Tucked into the Learning Commons pocket of Tutt Library here at Colorado College is the Disability Services Office. Perhaps it is not as well known as other departmental, admissions-based, gold card, or campus activities offices, but it plays a very important role here on campus. Disability Services is well integrated into our classrooms, our dorm halls, office buildings—just about everywhere; it provides a variety of accommodations for individuals of all needs.

The Learning Disability desk in Tutt Library’s Learning Commons. Photo by Morgan Bak

Let’s expand the scope of things for a moment. On a national scale, Disability Services is framed primarily by the American with Disabilities Act, most recently revised and amended in 2010 (its changes to be implemented starting in 2011). New revisions incorporate much of the old act’s framework, but the most recent amendment also stated that the “definition of disability be interpreted broadly, so as to include temporary but hindering injuries.” The division of management within this act is primarily between the U.S. Department of Education and the U.S. Department of Justice, dictated by the Titles II and III of the ADA Act. Jurisdiction depends on a number of factors, namely whether the domain is public or private. This act has national jurisdiction because it is a civil right; as quoted from the Office of Civil Rights within the U.S. Department of Education: “These laws prohibit discrimination on the basis of race, color and national origin, sex, disability and on the basis of age.”

Colorado College is a private institution. Therefore, it falls under the Title III jurisdiction. The Department of Justice states, “An individual with a disability is a person who has a physical or mental impairment that substantially limits one or more major life activities.” On our campus, Disability Services works within this jurisdiction to accommodate ten percent of the student population, providing services for a number of disabilities such as ADD, ADHD, chronic health conditions, mobile impairments, psychological disorders, visual impairments, and hearing impairments.

Rumors exist on campus that accommodations are easy to “acquire.” One student who is currently registered through Disability Services strongly backed this sentiment, saying, “I’ve heard comments myself, and I agree with some of them. Accommodations are absolutely necessary for some, but for others they could be regarded more as convenient or comfortable. They’re helpful. These days it’s ridiculously easy to go get diagnosed, assessed, and be on your way to receiving accommodations.”

How does a student go about registering and working towards receiving accommodations? As the CC website will tell you, students have to: fill out the “Request for Disability Services Form,” provide documentation (such as medical records, assessment records, or any other applicable analyses), and schedule an appointment with Jan Edwards to talk about past accommodations, expectations, and how the disability will affect his/her CC educational experience. It’s hard to gauge whether this process is “easy”, especially coming from the perspective of someone that has not undergone the process himself. I went on to interview a total of four students and five professors in order to probe further into the classroom side of this issue.

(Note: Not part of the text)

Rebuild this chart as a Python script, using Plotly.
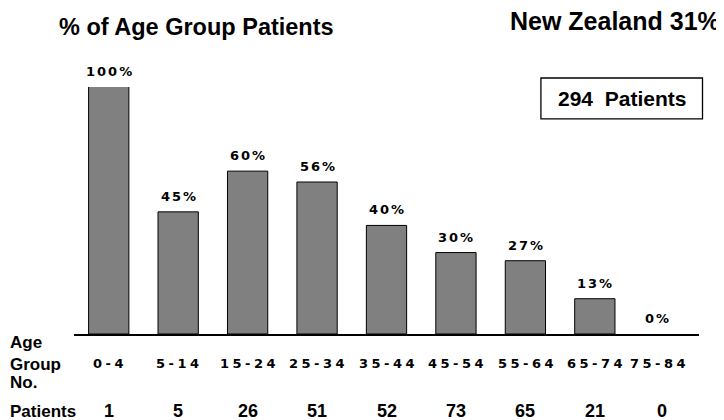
import plotly.graph_objects as go

age_groups = ["0-4", "5-14", "15-24", "25-34", "35-44", "45-54", "55-64", "65-74", "75-84"]
percent = [100, 45, 60, 56, 40, 30, 27, 13, 0]
patients = [1, 5, 26, 51, 52, 73, 65, 21, 0]
title_text = "% of Age Group Patients"
country_text = "New Zealand 31%"
total_text = "294  Patients"

Y_MAX = 91
FONT = "Liberation Sans, Arial, sans-serif"
WIDE = "DejaVu Sans, Verdana, sans-serif"
# page offset of the figure (browser body margin)
OFF = 8
L, R, T, B = 74.3 - OFF, 25, 87 - OFF, 412 - (334.5 - OFF)
PW = 716 - L - R
PH = 412 - T - B

def px_x(page_x):
    return (page_x - OFF - L) / PW

def px_y(page_y):
    return (412 - B - (page_y - OFF)) / PH

def spaced(t, sp, size):
    return (f'<span style="letter-spacing:{sp}px;font-size:{size}px;font-weight:bold">'
            f'{t}</span>')

fig = go.Figure()
fig.add_trace(go.Bar(
    x=age_groups, y=percent,
    marker=dict(color="#808080",
                line=dict(color="#000000", width=[1 if v > 0 else 0 for v in percent])),
    hoverinfo="skip",
))

LAB_SP, CAT_SP = 2, 3.5
ann = []
last = len(age_groups) - 1
for i, (g, v, n) in enumerate(zip(age_groups, percent, patients)):
    nudge = -7 if i == last else 0
    ann.append(dict(x=g, y=min(v, Y_MAX), xref="x", yref="y", text=spaced(f"{v}%", LAB_SP, 13),
                    showarrow=False, yanchor="bottom", yshift=6, xshift=LAB_SP / 2 + nudge,
                    font=dict(family=WIDE, size=13, color="#000")))
    ann.append(dict(x=g, y=0, xref="x", yref="paper", text=spaced(g, CAT_SP, 13), showarrow=False,
                    yanchor="middle", yshift=-29.5, xshift=CAT_SP / 2 + nudge,
                    font=dict(family=WIDE, size=13, color="#000")))
    ann.append(dict(x=g, y=0, xref="x", yref="paper", text=f"<b>{n}</b>", showarrow=False,
                    yanchor="middle", yshift=-77, xshift=-2 if i == last else 0,
                    font=dict(family=FONT, size=18, color="#000")))

side = [("Age", -8), ("Group", -30), ("No.", -48.5), ("Patients", -77)]
for t, s in side:
    ann.append(dict(x=0, y=0, xref="paper", yref="paper", text=f"<b>{t}</b>", showarrow=False,
                    xanchor="left", yanchor="middle", xshift=-L, yshift=s,
                    font=dict(family=FONT, size=17, color="#000")))

ann.append(dict(x=px_x(196.7), y=1, xref="paper", yref="paper", text=f"<b>{title_text}</b>",
                showarrow=False, xanchor="center", yanchor="middle", yshift=60,
                font=dict(family=FONT, size=23.5, color="#000")))
ann.append(dict(x=px_x(721.5), y=1, xref="paper", yref="paper", text=f"<b>{country_text}</b>",
                showarrow=False, xanchor="right", yanchor="middle", yshift=66.5,
                font=dict(family=FONT, size=25, color="#000")))
ann.append(dict(x=px_x(622), y=px_y(98.5), xref="paper", yref="paper", text=f"<b>{total_text}</b>",
                showarrow=False, xanchor="center", yanchor="middle",
                font=dict(family=FONT, size=21, color="#000")))

fig.add_shape(type="rect", xref="paper", yref="paper",
              x0=px_x(541), x1=px_x(702.5),
              y0=px_y(119), y1=px_y(78),
              line=dict(color="#000", width=1.3), fillcolor="rgba(0,0,0,0)")

fig.update_layout(
    width=716, height=412,
    margin=dict(l=L, r=R, t=T, b=B),
    paper_bgcolor="white", plot_bgcolor="white",
    showlegend=False, bargap=0.42,
    annotations=ann,
    font=dict(family=FONT),
)
fig.update_xaxes(showticklabels=False, showgrid=False, zeroline=False,
                 showline=True, linecolor="#000", linewidth=1.5, ticks="")
fig.update_yaxes(range=[0, Y_MAX], visible=False, showgrid=False, zeroline=False)

fig.write_html("out.html")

Most interviewed students seemed to be in agreement that Disability Services plays a necessary and important role on campus (the only student not in agreement being the student, mentioned earlier, who addressed the rumors about the ease with which students can receive accommodations). When asked about any potential drawbacks to the service, students mentioned the possibility of Disability Services accommodations singling out students. But all concluded that, in their experience, they have never witnessed this phenomenon, and reverted back to the initial conclusion that Disability Services is necessary and important.

Part of the rumor surrounding Disability Services is professors’ dislike of the service, but interviews of professors in the chemistry, biology, economics, sociology, and Spanish departments revealed no such feelings. Each and every professor described their experiences with students with disabilities and the Disability Services program as positive; moreover, all five professors saw their experiences as a necessary, but not troubling responsibility.

A member of the chemistry department explained, “I generally incorporate and consider these accommodations for students ahead of time. Instead of tackling the situation after I’ve waited for it to happen, I try and build into my curriculum the flexibility that students experiencing disability need.”

Even in differently structured classes, with labs, pop quizzes, and timed exercises, it seems as though most professors don’t have difficulty. When all five professors were asked to comment on whether, in their experience, they had ever heard of or had a student approach them about these issues because of disagreement or dissent, none were able to recall a single encounter.

What does this say about Disability Services on our campus? Perhaps the rumors have paved the way for a necessary conversation about accessibility. The recent amendments to the ADA Act seek to help expand the range of people it can accommodate. While this revision could lead to a rise in unwarranted disability services, we must ultimately weigh the number of people with disabilities that benefit from the service against the immeasurable number we hear rumors about. In the end, Disability Services provides something essential that should be available to all those in need; and we might not be the best party to judge who those in need might be.